Bank Mutual out of Milwaukee is far smaller with only $3.4 billion in assets, while TCF Financial - is that TCB ticker for 'taking care of business'? - based in Wayzata, Minn., was recently cited by Sean Ryan, analyst with Sterne, Agee & Leach, as being a Midwest bank that was likely not vulnerable to further weakness. Hardly a glowing recommendation, but in this environment, that makes TCF stand out.
Remember these banks could all still be hit by the unforeseen, and Ellison warns that non-performing assets are still rising and "when NPAs are rising, you generally don't want to be in the group."
Anton Schutz, who runs the Burnham Financial Services and the Burnham Financial Industries fund, two other top dogs in the group, down 10.4% and 14.7% this year (and remember that's way above average), is playing some of the same notes as Ellison. Schutz has a slug of his money in cash and the rest in no-names such as TFS Financial (TSFL), a mutual holding company which is partially owned by the public and partly owned by depositors.

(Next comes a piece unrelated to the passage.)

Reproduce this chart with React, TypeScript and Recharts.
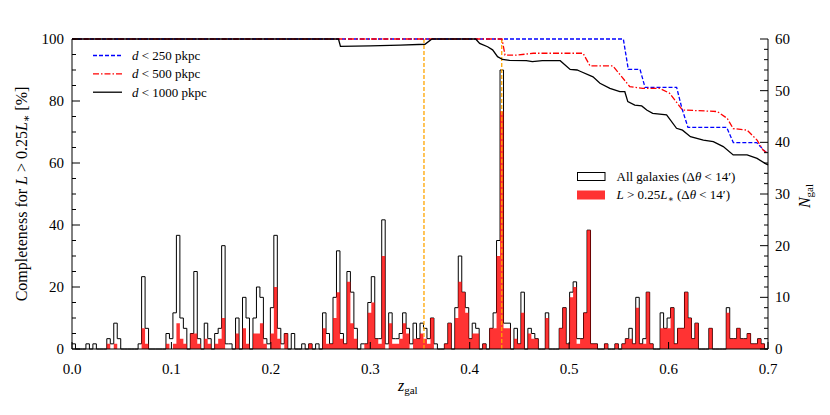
import React from "react";
import { ComposedChart, Area, Line, XAxis, YAxis, ReferenceLine } from "recharts";

// histogram bins of width 0.0035 in z, 200 bins from 0 to 0.7
const BIN_WIDTH = 0.0035;

// all galaxies within 14 arcmin (N_gal per bin)
const allGalaxies = [
  1, 0, 0, 0, 1, 0, 1, 0, 0, 0, 2, 1, 5, 2, 0, 0, 0, 0, 0, 1,
  14, 4, 0, 0, 0, 0, 0, 3, 2, 7, 22, 6, 4, 0, 3, 15, 2, 0, 5, 2,
  0, 3, 4, 20, 1, 1, 0, 6, 0, 10, 6, 0, 6, 12, 10, 2, 1, 8, 22, 4,
  1, 3, 0, 3, 0, 0, 1, 0, 1, 0, 1, 0, 7, 3, 1, 10, 19, 3, 1, 15,
  11, 4, 0, 1, 1, 9, 14, 2, 2, 25, 1, 7, 2, 2, 3, 7, 4, 1, 5, 2,
  5, 4, 2, 6, 1, 0, 0, 1, 5, 0, 8, 18, 11, 8, 2, 5, 4, 0, 1, 0,
  4, 7, 21, 54, 5, 5, 0, 4, 1, 11, 0, 4, 3, 2, 0, 0, 7, 0, 0, 0,
  4, 8, 1, 11, 13, 2, 2, 7, 23, 1, 1, 0, 0, 1, 0, 0, 1, 0, 1, 2,
  4, 1, 10, 1, 2, 11, 1, 0, 0, 7, 4, 6, 8, 1, 4, 4, 11, 6, 2, 5,
  0, 0, 0, 4, 0, 0, 0, 0, 8, 2, 2, 4, 2, 2, 3, 1, 1, 2, 1, 0,
];

// galaxies brighter than 0.25 L*
const brightGalaxies = [
  0, 0, 0, 0, 0, 0, 0, 0, 0, 0, 1, 0, 1, 0, 0, 0, 0, 0, 0, 0,
  4, 1, 0, 0, 0, 0, 0, 1, 0, 1, 5, 2, 1, 0, 3, 3, 1, 0, 2, 1,
  0, 1, 2, 6, 0, 0, 0, 3, 0, 4, 1, 0, 3, 3, 5, 1, 0, 3, 12, 2,
  0, 3, 0, 0, 0, 0, 0, 0, 1, 0, 0, 0, 4, 1, 1, 6, 11, 2, 1, 13,
  5, 2, 0, 0, 1, 7, 9, 2, 1, 18, 0, 5, 1, 1, 2, 5, 3, 0, 2, 2,
  3, 2, 1, 6, 0, 0, 0, 1, 5, 0, 6, 13, 11, 7, 2, 3, 3, 0, 1, 0,
  4, 4, 18, 46, 4, 4, 0, 2, 1, 7, 0, 3, 2, 2, 0, 0, 6, 0, 0, 0,
  4, 8, 1, 10, 12, 1, 2, 7, 23, 1, 1, 0, 0, 1, 0, 0, 1, 0, 1, 2,
  2, 1, 8, 1, 1, 11, 1, 0, 0, 4, 4, 4, 8, 1, 4, 4, 11, 6, 2, 5,
  0, 0, 0, 4, 0, 0, 0, 0, 7, 2, 2, 4, 2, 2, 3, 1, 1, 2, 1, 0,
];

// completeness curves [z, %]
const d250: [number, number][] = [
  [0, 100], [0.5545, 100], [0.5595, 90.2], [0.5713, 90.2], [0.5763, 84.4], [0.6081, 84.4],
  [0.6135, 77.5], [0.6195, 71.5], [0.6584, 71.5], [0.6651, 66.6], [0.6886, 66.6], [0.697, 63.7], [0.7, 63.3],
];
const d500: [number, number][] = [
  [0, 100], [0.4325, 100], [0.4355, 94.8], [0.447, 94.8], [0.464, 95.4], [0.514, 95.4], [0.521, 91.3],
  [0.544, 91.3], [0.553, 87.8], [0.561, 84.6], [0.574, 84.1], [0.591, 84.1], [0.601, 82.5], [0.614, 77.1],
  [0.649, 76.6], [0.659, 74.4], [0.665, 71.1], [0.679, 70.6], [0.689, 67.4], [0.695, 64.2], [0.7, 63.0],
];
const d1000: [number, number][] = [
  [0, 100], [0.268, 100], [0.27, 97.6], [0.3, 97.8], [0.33, 98.0], [0.355, 98.3], [0.362, 100], [0.406, 100],
  [0.41, 98.6], [0.418, 97.5], [0.423, 96.5], [0.428, 94.3], [0.433, 93.4], [0.44, 93.1], [0.457, 93.0],
  [0.463, 92.7], [0.473, 93.0], [0.491, 93.0], [0.501, 90.2], [0.508, 90.0], [0.511, 89.6], [0.524, 87.8],
  [0.531, 85.7], [0.541, 84.1], [0.551, 83.0], [0.556, 83.0], [0.559, 79.8], [0.566, 78.7], [0.573, 78.4],
  [0.578, 77.1], [0.584, 76.0], [0.598, 75.5], [0.608, 71.2], [0.614, 70.6], [0.622, 68.5], [0.635, 67.4],
  [0.645, 66.9], [0.655, 65.3], [0.665, 62.6], [0.679, 62.6], [0.689, 61.5], [0.697, 59.9], [0.7, 59.4],
];

// vertical markers
const markerZ = [0.354, 0.4322];

const xTicks = [0, 0.1, 0.2, 0.3, 0.4, 0.5, 0.6, 0.7];
const topTicks = [0.1, 0.2, 0.3, 0.4, 0.5, 0.6];
const leftTicks = [0, 5, 10, 15, 20, 25, 30, 35, 40, 45, 50, 55, 60, 65, 70, 75, 80, 85, 90, 95, 100];
const rightTicks = [0, 2, 4, 6, 8, 10, 12, 14, 16, 18, 20, 22, 24, 26, 28, 30, 32, 34, 36, 38, 40, 42, 44, 46, 48, 50, 52, 54, 56, 58, 60];

const histRows = allGalaxies.map((n, i) => ({ z: +(i * BIN_WIDTH).toFixed(4), all: n, bright: brightGalaxies[i] }));
histRows.push({ z: 0.7, all: allGalaxies[allGalaxies.length - 1], bright: brightGalaxies[brightGalaxies.length - 1] });

const toRows = (pts: [number, number][]) => pts.map(([z, c]) => ({ z, c }));

const FONT = "'Liberation Serif', 'DejaVu Serif', serif";
const PL = 72, PR = 768, PT = 39, PB = 349;

function BottomTick(props: any) {
  const { x, payload } = props;
  return (
    <g>
      <line x1={x} x2={x} y1={PB} y2={PB - 7} stroke="#000" />
      <text x={x} y={PB + 25} textAnchor="middle" fontFamily={FONT} fontSize={15} fill="#000">
        {payload.value.toFixed(1)}
      </text>
    </g>
  );
}

function TopTick(props: any) {
  const { x } = props;
  return <line x1={x} x2={x} y1={PT} y2={PT - 8} stroke="#000" />;
}

function LeftTick(props: any) {
  const { y, payload } = props;
  const major = payload.value % 20 === 0;
  return (
    <g>
      <line x1={PL} x2={PL + (major ? 8 : 4)} y1={y} y2={y} stroke="#000" />
      {major && (
        <text x={PL - 8} y={y + 5} textAnchor="end" fontFamily={FONT} fontSize={15} fill="#000">
          {payload.value}
        </text>
      )}
    </g>
  );
}

function RightTick(props: any) {
  const { y, payload } = props;
  const major = payload.value % 10 === 0;
  return (
    <g>
      <line x1={PR} x2={PR - (major ? 8 : 4)} y1={y} y2={y} stroke="#000" />
      {major && (
        <text x={PR + 7} y={y + 5} textAnchor="start" fontFamily={FONT} fontSize={15} fill="#000">
          {payload.value}
        </text>
      )}
    </g>
  );
}

export default function App() {
  return (
    <div style={{ position: "absolute", left: 0, top: 0, width: 830, height: 415, background: "#fff" }}>
      <ComposedChart width={830} height={415} data={histRows} margin={{ top: 39, right: 22, bottom: 36, left: 32 }}>
        <XAxis
          dataKey="z"
          type="number"
          domain={[0, 0.7]}
          ticks={xTicks}
          interval={0}
          tick={<BottomTick />}
          tickLine={false}
          axisLine={{ stroke: "#000" }}
          height={30}
        />
        <XAxis
          xAxisId="top"
          orientation="top"
          dataKey="z"
          type="number"
          domain={[0, 0.7]}
          ticks={topTicks}
          interval={0}
          tick={<TopTick />}
          tickLine={false}
          axisLine={{ stroke: "#000" }}
          height={0}
        />
        <YAxis
          yAxisId="l"
          type="number"
          domain={[0, 100]}
          ticks={leftTicks}
          interval={0}
          tick={<LeftTick />}
          tickLine={false}
          axisLine={{ stroke: "#000" }}
          width={40}
        />
        <YAxis
          yAxisId="r"
          orientation="right"
          type="number"
          domain={[0, 60]}
          ticks={rightTicks}
          interval={0}
          tick={<RightTick />}
          tickLine={false}
          axisLine={{ stroke: "#000" }}
          width={40}
        />
        <Area
          yAxisId="r"
          type="stepAfter"
          dataKey="all"
          stroke="#000"
          strokeWidth={1}
          fill="none"
          dot={false}
          activeDot={false}
          isAnimationActive={false}
        />
        <Area
          yAxisId="r"
          type="stepAfter"
          dataKey="bright"
          stroke="none"
          fill="#ff0000"
          fillOpacity={0.8}
          dot={false}
          activeDot={false}
          isAnimationActive={false}
        />
        {markerZ.map((z) => (
          <ReferenceLine key={z} yAxisId="l" x={z} stroke="#ffa500" strokeWidth={1.3} strokeDasharray="4 2" />
        ))}
        <Line
          yAxisId="l"
          data={toRows(d250)}
          dataKey="c"
          type="linear"
          stroke="#0000ff"
          strokeWidth={1.3}
          strokeDasharray="4 2"
          dot={false}
          activeDot={false}
          isAnimationActive={false}
        />
        <Line
          yAxisId="l"
          data={toRows(d500)}
          dataKey="c"
          type="linear"
          stroke="#ff0000"
          strokeWidth={1.3}
          strokeDasharray="6 2 1.5 2"
          dot={false}
          activeDot={false}
          isAnimationActive={false}
        />
        <Line
          yAxisId="l"
          data={toRows(d1000)}
          dataKey="c"
          type="linear"
          stroke="#000"
          strokeWidth={1.3}
          dot={false}
          activeDot={false}
          isAnimationActive={false}
        />
      </ComposedChart>

      <svg
        width={830}
        height={415}
        style={{ position: "absolute", left: 0, top: 0, pointerEvents: "none" }}
        fontFamily={FONT}
      >
        {/* completeness legend */}
        <line x1={93} x2={122} y1={55.5} y2={55.5} stroke="#0000ff" strokeWidth={1.3} strokeDasharray="4 2" />
        <line x1={93} x2={122} y1={73.8} y2={73.8} stroke="#ff0000" strokeWidth={1.3} strokeDasharray="6 2 1.5 2" />
        <line x1={93} x2={122} y1={92.2} y2={92.2} stroke="#000" strokeWidth={1.3} />
        <text x={132} y={60} fontSize={13}>
          <tspan fontStyle="italic">d</tspan> &lt; 250 pkpc
        </text>
        <text x={132} y={78.3} fontSize={13}>
          <tspan fontStyle="italic">d</tspan> &lt; 500 pkpc
        </text>
        <text x={132} y={96.7} fontSize={13}>
          <tspan fontStyle="italic">d</tspan> &lt; 1000 pkpc
        </text>

        {/* histogram legend */}
        <rect x={577.5} y={172.5} width={27.5} height={8} fill="#fff" stroke="#000" strokeWidth={1} />
        <rect x={577} y={190.5} width={28} height={9} fill="#ff3333" />
        <text x={616.5} y={180.5} fontSize={13}>
          All galaxies (Δ<tspan fontStyle="italic">θ</tspan> &lt; 14′)
        </text>
        <text x={616.5} y={199} fontSize={13}>
          <tspan fontStyle="italic">L</tspan> &gt; 0.25<tspan fontStyle="italic">L</tspan>
          <tspan fontSize={9} dy={3}>∗</tspan>
          <tspan dy={-3}> (Δ</tspan>
          <tspan fontStyle="italic">θ</tspan> &lt; 14′)
        </text>

        {/* axis titles */}
        <text x={398} y={391} fontSize={16}>
          <tspan fontStyle="italic">z</tspan>
          <tspan fontSize={11} dy={3}>gal</tspan>
        </text>
        <text x={27} y={194} fontSize={16} textAnchor="middle" transform="rotate(-90 27 194)">
          Completeness for <tspan fontStyle="italic">L</tspan> &gt; 0.25<tspan fontStyle="italic">L</tspan>
          <tspan fontSize={11} dy={3}>∗</tspan>
          <tspan dy={-3}> [%]</tspan>
        </text>
        <text x={810} y={196} fontSize={16} textAnchor="middle" transform="rotate(-90 810 196)">
          <tspan fontStyle="italic">N</tspan>
          <tspan fontSize={11} dy={3}>gal</tspan>
        </text>
      </svg>
    </div>
  );
}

Here's Schutz's take: "What's really neat here is that they have too much capital. They're buying a lot of their own stock back, and buying well below its fully converted book value. That means if the company were ever to go fully public, every share they buy makes the fully converted book value rise. Beautiful math. I feel very good about their credit quality, their capital ratios and their creation of value for shareholders."
He also likes mortgage REIT American Capital Agency (AGNC). Says Schutz: "What they buy is some of the most, to me, best value in the market today -Fannie, Freddie, and Ginnie mortgage-backed securities. And who's guaranteeing those? The U.S. government."
The market is undervaluing those securities in the current climate of fear, Schutz argues, creating the opportunity for big gains as investors start to regain confidence. In the meantime, says Schutz, American Capital isn't taking much credit risk, "because that paper's all really good paper."
Schutz also owns JP Morgan, but it wasn't the first stock he wanted to talk about.
The housing lesson
Last fall after we were several months into the housing crunch, some suggested that home-builder stocks like Lennar, Pulte, Centex and D.R. Horton, which had already seen huge declines and looked cheap relative to earnings estimates, were screaming buys.
And sure enough in the first few months of this year they were super-star stocks, as it looked to some that the housing market had bottomed. Instead the business tanked even further, and now those shares have fallen by another 50%.
The bottom line is that two of the better fund mangers in the banking neck of the woods are for the most part hunting and pecking in the little names and have big chunk of their change in cash. Something to consider if you are inclined to take a flier in financial stocks right now.